There was good news and bad news the last time Ianthus Capital Holdings (OTC:ITHUF) reported its 2018 fourth-quarter results in April. The company announced impressive year-over-year revenue growth but a much wider net loss.
Any questions that investors had about Ianthus' first quarter were answered when the company announced its Q1 results after the market closed on Thursday. Here's what you need to know from the company's quarterly update.
By the numbers
The company reported Q1 revenue of $9.6 million, a huge 4,166.7% jump from the $225,000 reported in the prior-year period. This total also reflected a 384% quarter-over-quarter increase, and iAnthus easily topped the average analysts' Q1 revenue estimate of $2.78 million.

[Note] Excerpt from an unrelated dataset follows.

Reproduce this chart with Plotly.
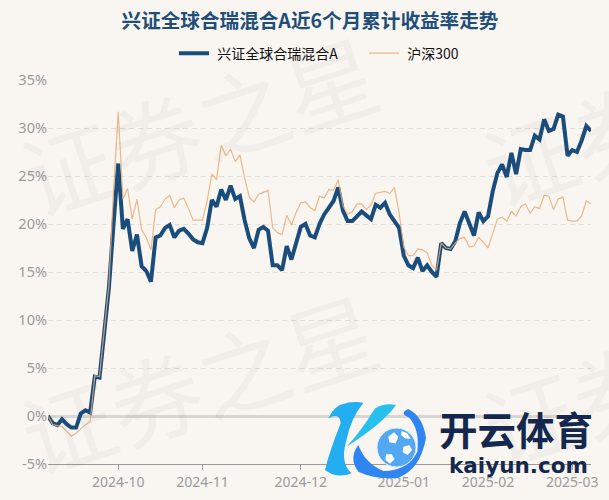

iAnthus posted a GAAP net loss in the first quarter of $18.3 million, or $0.15 per share. This was much worse than the $645,000, or $0.01 per share, reported in the prior-year period. It also missed the average analysts' estimate of a loss of $0.07 per share.
However, the company's adjusted EBITDA trended in a positive direction. iAnthus announced an adjusted EBITDA loss of $5.1 million in Q1. This reflected an improvement from the adjusted EBITDA loss of $6.5 million reported in the prior quarter.
iAnthus ended the first quarter with cash, cash equivalents, and short-term investments of $42.3 million.
Behind the numbers
The company's strong revenue growth was due largely to a couple of factors. Greenfield projects coming on line throughout 2018 boosted revenue in Q1 compared to the prior-year period. In addition, iAnthus' acquisition of MPX in February made a big impact.
Why did iAnthus' GAAP loss widen while its revenue soared? Significantly higher spending. The company increased its head count with the MPX acquisition. It's also done a lot of internal hiring.
The adjusted EBITDA loss wasn't as bad, though. iAnthus backed out expenses related to the MPX acquisition, including advisory, professional, legal, consulting, and accounting fees, in the adjusted figure since they're not part of ongoing operational activities.
Other highlights for iAnthus' Q1 included expanding its wholesale distribution operations and hiring Neil Calvesbert as chief marketing officer. Calvesbert will focus on building the company's new national retail brand.
One thing coming up that iAnthus is especially excited about is the planned opening of its first "Be." retail cannabis store in Brooklyn this fall. Other new stores will also be opened in Miami, Las Vegas, and Atlantic City. Over time, iAnthus plans to retrofit its existing stores to the "Be." branding concept.
Another big development is the company's closing of its acquisition of CBD for Life. This should boost iAnthus' sales significantly, as CBD for Life is available nationwide in the U.S. and a new premium product line and adult line will be launched this summer.